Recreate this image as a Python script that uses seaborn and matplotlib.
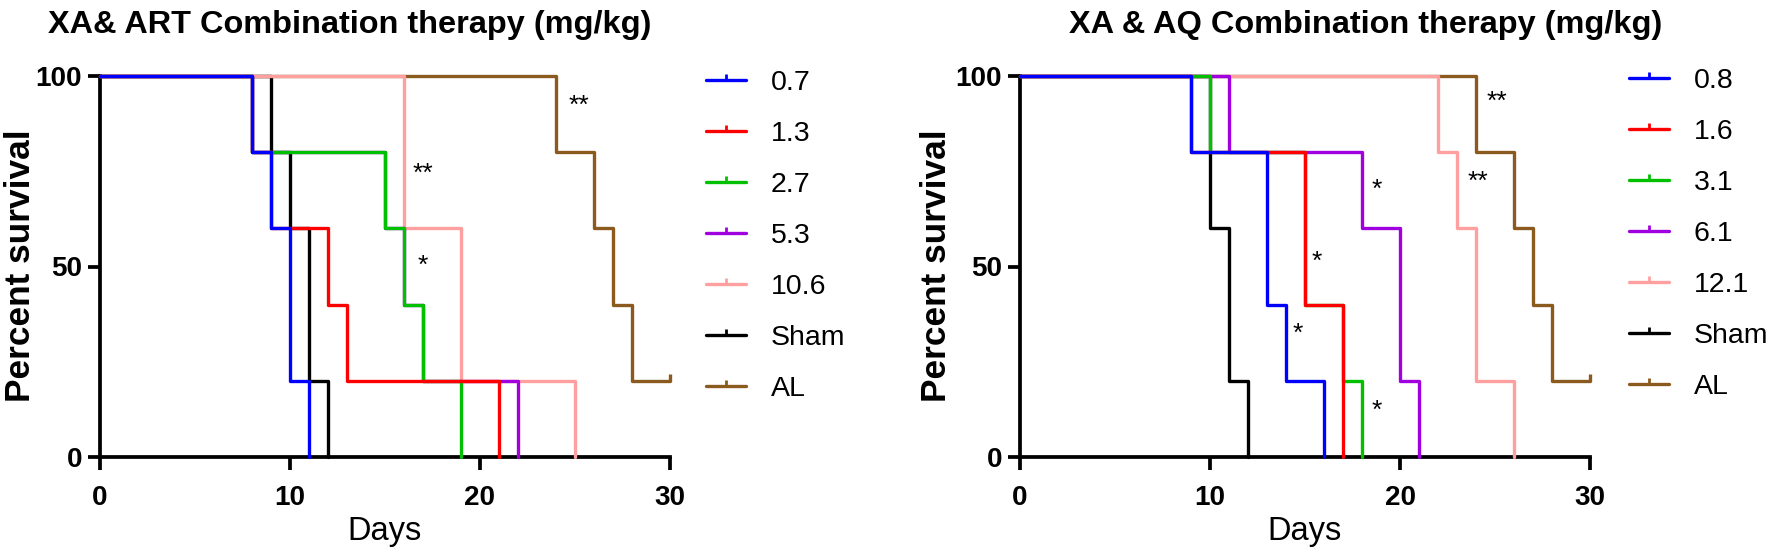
import numpy as np
import pandas as pd
import seaborn as sns
import matplotlib.pyplot as plt
from matplotlib.path import Path
from matplotlib.lines import Line2D
from matplotlib import font_manager

# XA & ART panel (left)
art_labels = ["0.7", "1.3", "2.7", "5.3", "10.6", "Sham", "AL"]
art_days = [
    [0, 8, 9, 10, 11],
    [0, 8, 9, 12, 13, 21],
    [0, 8, 15, 16, 17, 19],
    [0, 8, 15, 16, 17, 22],
    [0, 16, 19, 25],
    [0, 9, 10, 11, 12],
    [0, 24, 26, 27, 28, 30],
]
art_surv = [
    [100, 80, 60, 20, 0],
    [100, 80, 60, 40, 20, 0],
    [100, 80, 60, 40, 20, 0],
    [100, 80, 60, 40, 20, 0],
    [100, 60, 20, 0],
    [100, 80, 60, 20, 0],
    [100, 80, 60, 40, 20, 20],
]
art_stars = ["**", "**", "*"]
art_star_x = [25.2, 17.0, 17.0]
art_star_y = [94, 76, 52]

# XA & AQ panel (right)
aq_labels = ["0.8", "1.6", "3.1", "6.1", "12.1", "Sham", "AL"]
aq_days = [
    [0, 9, 13, 14, 16],
    [0, 9, 15, 17],
    [0, 10, 15, 17, 18],
    [0, 11, 18, 20, 21],
    [0, 22, 23, 24, 26],
    [0, 10, 11, 12],
    [0, 24, 26, 27, 28, 30],
]
aq_surv = [
    [100, 80, 40, 20, 0],
    [100, 80, 40, 0],
    [100, 80, 40, 20, 0],
    [100, 80, 60, 20, 0],
    [100, 80, 60, 20, 0],
    [100, 60, 20, 0],
    [100, 80, 60, 40, 20, 20],
]
aq_stars = ["**", "**", "*", "*", "*", "*"]
aq_star_x = [25.1, 24.1, 18.8, 15.6, 14.6, 18.8]
aq_star_y = [95, 74, 72, 53, 34, 14]

colors = ["#0000FF", "#FF0000", "#00C000", "#A000E0", "#FFA0A0", "#000000", "#8B5A1E"]

sns.set_style("ticks")
names = {f.name for f in font_manager.fontManager.ttflist}
narrow = "Liberation Sans Narrow" if "Liberation Sans Narrow" in names else "Liberation Sans"
k = 1.0 if narrow == "Liberation Sans Narrow" else 0.82
plt.rcParams["font.family"] = ["Liberation Sans", "DejaVu Sans"]
plt.rcParams.update({"text.color": "black", "axes.edgecolor": "black",
                     "xtick.color": "black", "ytick.color": "black"})

# censor tick: short vertical stroke going up from the line
tick = Path([(0, 0), (0, 1)], [Path.MOVETO, Path.LINETO])

fig = plt.figure(figsize=(17.7, 5.53), dpi=100)
W, H = 1770, 553


def panel(left, days, surv, labels, stars, sx, sy, title, title_x, leg_x, leg_top, ylab_x):
    ax = fig.add_axes([left / W, 1 - 457 / H, 570 / W, 381 / H])
    for i in reversed(range(len(labels))):
        df = pd.DataFrame({"Days": days[i], "Percent survival": surv[i]})
        sns.lineplot(data=df, x="Days", y="Percent survival", drawstyle="steps-post",
                     color=colors[i], lw=2.4, ax=ax, clip_on=False, zorder=3 + (7 - i))
    # censored end point of AL
    ax.plot(days[6][-1], surv[6][-1], marker=tick, ms=10, mew=2.4, color=colors[6],
            ls="none", clip_on=False, zorder=3)
    for s, x, y in zip(stars, sx, sy):
        ax.annotate(s, (x, y), xytext=(0, -10), textcoords="offset points",
                    ha="center", va="baseline", fontsize=19)
    ax.set_xlim(0, 30)
    ax.set_ylim(0, 100)
    ax.set_xticks([0, 10, 20, 30])
    ax.set_yticks([0, 50, 100])
    ax.set_xlabel("")
    ax.set_ylabel("")
    for side in ["top", "right"]:
        ax.spines[side].set_visible(False)
    for side in ["left", "bottom"]:
        ax.spines[side].set_linewidth(2.7)
    ax.tick_params(direction="out", length=9, width=2.7)
    ax.tick_params(axis="x", pad=11)
    ax.tick_params(axis="y", pad=4)
    for lab in ax.get_xticklabels() + ax.get_yticklabels():
        lab.set_fontfamily(narrow)
        lab.set_fontweight("bold")
        lab.set_fontsize(24.5 * k)
    fig.text(title_x / W, 1 - 33 / H, title, ha="center", va="baseline", family=narrow,
             weight="bold", fontsize=28.5 * k)
    fig.text(ylab_x / W, 1 - 266 / H, "Percent survival", rotation=90, ha="center",
             va="center", family=narrow, weight="bold", fontsize=31 * k)
    fig.text((left + 285) / W, 1 - 540 / H, "Days", ha="center", va="baseline", fontsize=23.5)
    handles = [Line2D([], [], color=c, lw=2.4, marker=tick, ms=8, mew=2) for c in colors]
    ax.legend(handles, labels, loc="upper left", bbox_to_anchor=(leg_x / W, 1 - leg_top / H),
              bbox_transform=fig.transFigure, frameon=False, fontsize=20.5,
              handlelength=1.4, handletextpad=0.88, labelspacing=0.88,
              borderpad=0, borderaxespad=0, numpoints=1)
    return ax


panel(100, art_days, art_surv, art_labels, art_stars, art_star_x, art_star_y,
      "XA& ART Combination therapy (mg/kg)", 350, 706, 70, 21)
panel(1020, aq_days, aq_surv, aq_labels, aq_stars, aq_star_x, aq_star_y,
      "XA & AQ Combination therapy (mg/kg)", 1366, 1629, 68, 937)

fig.savefig("out.png", dpi=100)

§ **TASK TO CARRY OUT**
Please quote the lines of the material, beginning with the first and ending with the one that contains "art_star_y = [94, 76, 52]", exactly as written and without any pictures.

§ **SOLUTION TO THE EXERCISE**
Recreate this image as a Python script that uses seaborn and matplotlib.
import numpy as np
import pandas as pd
import seaborn as sns
import matplotlib.pyplot as plt
from matplotlib.path import Path
from matplotlib.lines import Line2D
from matplotlib import font_manager

# XA & ART panel (left)
art_labels = ["0.7", "1.3", "2.7", "5.3", "10.6", "Sham", "AL"]
art_days = [
    [0, 8, 9, 10, 11],
    [0, 8, 9, 12, 13, 21],
    [0, 8, 15, 16, 17, 19],
    [0, 8, 15, 16, 17, 22],
    [0, 16, 19, 25],
    [0, 9, 10, 11, 12],
    [0, 24, 26, 27, 28, 30],
]
art_surv = [
    [100, 80, 60, 20, 0],
    [100, 80, 60, 40, 20, 0],
    [100, 80, 60, 40, 20, 0],
    [100, 80, 60, 40, 20, 0],
    [100, 60, 20, 0],
    [100, 80, 60, 20, 0],
    [100, 80, 60, 40, 20, 20],
]
art_stars = ["**", "**", "*"]
art_star_x = [25.2, 17.0, 17.0]
art_star_y = [94, 76, 52]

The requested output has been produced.